In January, two government ministers made speeches in an apparent political mobilization video that played into the biases reflected in the draft law. In a clip that went viral on social networks, Hydrocarbons Minister Didier Budimbu said that Congolese should not vote for a candidate whose father and mother are unknown, referring to Katumbi as a “bat.”
Foreign Trade Minister Jean-Lucien Bussa said that anyone born of a foreign father should be considered the “enemy of the Congolese.” Tshisekedi condemned Bussa’s statement but has yet to comment publicly on the proposed nationality law after its reintroduction before the national assembly.

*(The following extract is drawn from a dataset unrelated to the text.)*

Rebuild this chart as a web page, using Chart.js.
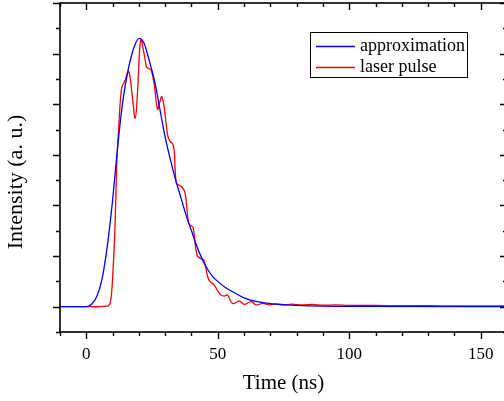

Such statements by government officials, given Congo’s painful colonial history and cycle of abuses and internal conflicts, foster an atmosphere that encourages institutional discrimination. Government officials have a duty to refrain from speech advocating violence, discrimination, or hostility toward any individual or social group, particularly if that speech is used to carry out discriminatory official policy, Human Rights Watch said.
Under both the International Covenant on Civil and Political Rights (ICCPR) and the International Convention on the Elimination of All Forms of Racial Discrimination, treaties to which Congo is a party, everyone is guaranteed equal and effective protection against discrimination based on descent or national or ethnic origin, or other status. Article 25 of the ICCPR provides that “[e]very citizen shall have the right and the opportunity, without any of the [discriminatory] distinctions … and without unreasonable restrictions: … To take part in the conduct of public affairs … and to be elected at genuine periodic elections.”
“Every Congolese citizen should be able to stand for election without discrimination and fear of intimidation on the basis of their ethnicity or their parent’s nationality,” Kaneza Nantulya said. “The Congolese authorities should take their commitment to democracy and human rights seriously and, as they did in 2021, reject any exclusionary notion of Congolese identity.”